Europe’s guilty men
Sir: What exactly do Peter Oborne and Frances Weaver (‘The great euro swindle’, 24 September) think the pro-euro camp must be called to account for? Apparently for being on the losing side in a debate which they never showed much sign of winning anyway, not least because the Chancellor of the Exchequer set conditions for entry which he knew would not be met. The Financial Times and the BBC may well have lacked even-handedness in their presentation, but their influence was balanced by the solid euroscepticism of many newspapers.
In truth, many Eurosceptics were their cause’s worst enemies. Nicholas Ridley’s comparison of Helmut Kohl to Adolf Hitler was unusual only in that it was made by a serving minister. There was never any difficulty in finding Eurosceptic journalists and Conservative backbenchers willing to denounce not merely the euro but the entire European project in terms which sometimes teetered on the edge of irrationality. This did the anti-euro cause a serious disservice in that it allowed the BBC to underplay the real arguments against a common currency. Perhaps these intemperate Eurosceptics should be called to account.
Ian Stevens
Leamington Spa
Sir: Peter Oborne is mistaken in his comment that ‘about 25 years ago something went very wrong with the FT’. The FT has been a propagandist for ‘Europe’ for over 50 years. In 1958 Robert Schuman took its then editor, Sir Gordon Newton, on one of the European Commission’s regular promotional guided tours.

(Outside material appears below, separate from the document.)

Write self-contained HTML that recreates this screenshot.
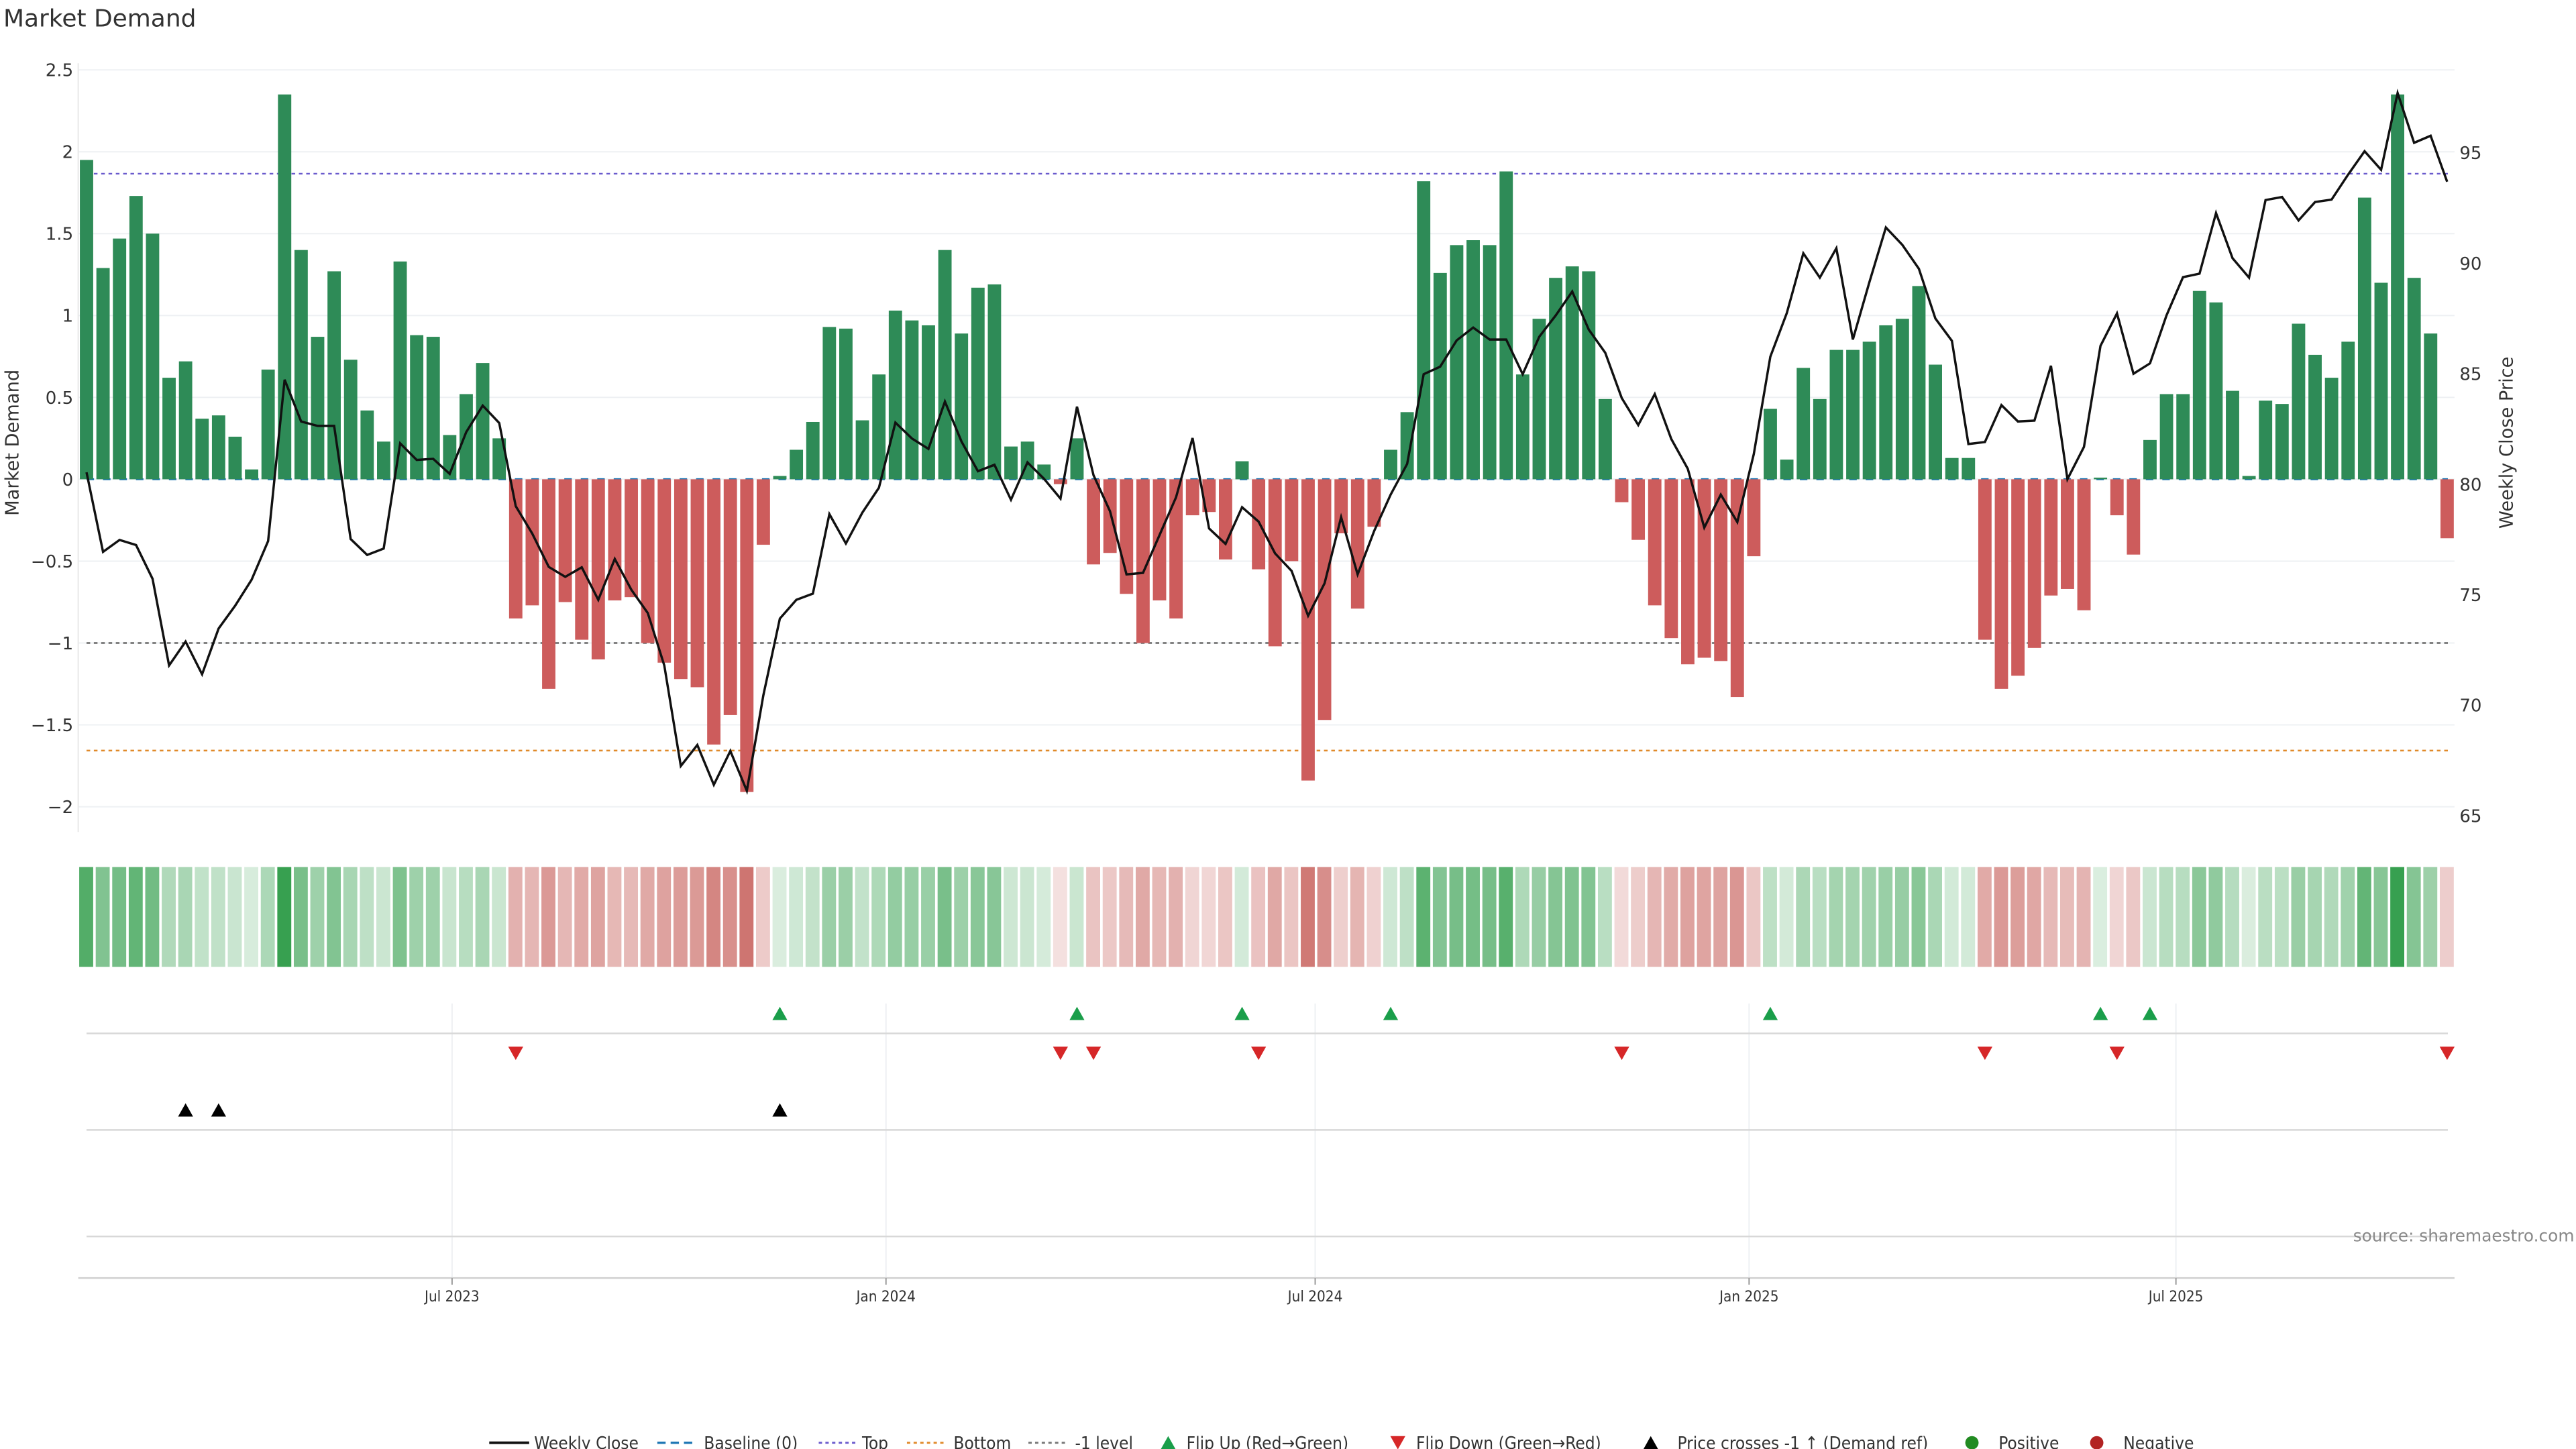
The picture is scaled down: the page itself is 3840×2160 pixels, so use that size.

Like many others, Newton was ‘converted’ by this so-called ‘Father of Europe’. Of the carefully chosen individuals taken on tailored goodwill trips to Brussels and Strasbourg, about a third were British. Clearly that paid off handsomely when Britain joined the EEC.
Lindsay Jenkins
London W14
Sir: The people and institutions who wanted us to join the euro are the same as those who believe in man-made global warming. They are using the same method of denigrating anyone who doesn’t buy their theories as mad, bad and misinformed. And the cost of cutting carbon emissions will be even greater than that of the euro.
Geoff Butcher
Farnham, Surrey
Motherhood and apple pie
Sir: One wonders what personal issues Tanya Gold (Food, 17 September) has with her mother or mother-in-law to trigger such a spiteful attack on older Jewish women, of all things in the guise of a restaurant review. Please can I record, on behalf of Jewish mothers, some facts. We like being taken out for dinner on our birthdays by our families. Do others not? We are, most of us, very, very good cooks. Our grandchildren remember, years later, food cooked with skill and love. We are not responsible for the colour of restaurant tablecloths. We are not excited by lobster in the kitchen.
Jo Wagerman
President Emeritus, Board of Deputies of British Jews
London NW3
Heavy metal hipsters
Sir: I admire Brendan O’Neill for standing up for heavy metal against the ‘rock snobs’ (‘Metal head’, 24 September). It’s true that, for a long time, the trendies sneered at long-haired, leather-wearing metal heads such as me. But I fear Brendan might be behind the curve. These days, all sorts of hipsters are turning up at concerts, dressing like us and pretending they’ve always loved metal. Which leaves me wondering if the only way now to rebel is to become a goth. Even that seems to be fashionably ironic.
Hugo Sabin
Birmingham
Presidents at prayer
Sir: It is a little eccentric for Patrick M. Allitt (‘Preaching to the converted’, 17 September) to posit that religious candidates ‘represent the Republicans’ best chance of losing to Obama’. Evangelical Christians have been getting elected to every high office in the US since at least 1789. But the real gap in Professor Allitt’s argument is the even more recent history of the ‘weird’ religious affiliations of President Obama, who was a noted parishioner for 22 years at a sort of outlier Christian church run by an over-the-top pastor who specialised in anti-American screeds and dabbled in anti-Semitism.
Leonard Toboroff
France
Frightening the horses
Sir: I have very much enjoyed the to-ing and fro-ing between Philip Hensher and my friend Peregrine Worsthorne (‘Are explicit sex scenes OK?’, 17 September). I would like to point out the main difference between humans and animals is that humans tend to prefer their sex in privacy. This goes back a long way. The first couple to run off into the bushes lest they be observed in the act were Adam and Eve.
Edwina Sandys
New York
In denial
Sir: It’s one thing being ignorant and it’s another to revel in that ignorance. Carol Sarler (‘Feel the pain’, 17 September) succeeds on both counts. The aim of pre-emptive psychological screening for all children is to pick up the early signs of crippling illnesses like anorexia nervosa or childhood depression and severe anxiety — very few qualified therapists believe that their role is to allay the pain and disappointment that everyone experiences in life.
Anthony Berman
London NW3
Step outside and say that
Sir: I wonder if Rod Liddle (24 September) would tell the England rugby team to their faces that he thinks they are a bunch of middle-class latent homosexuals?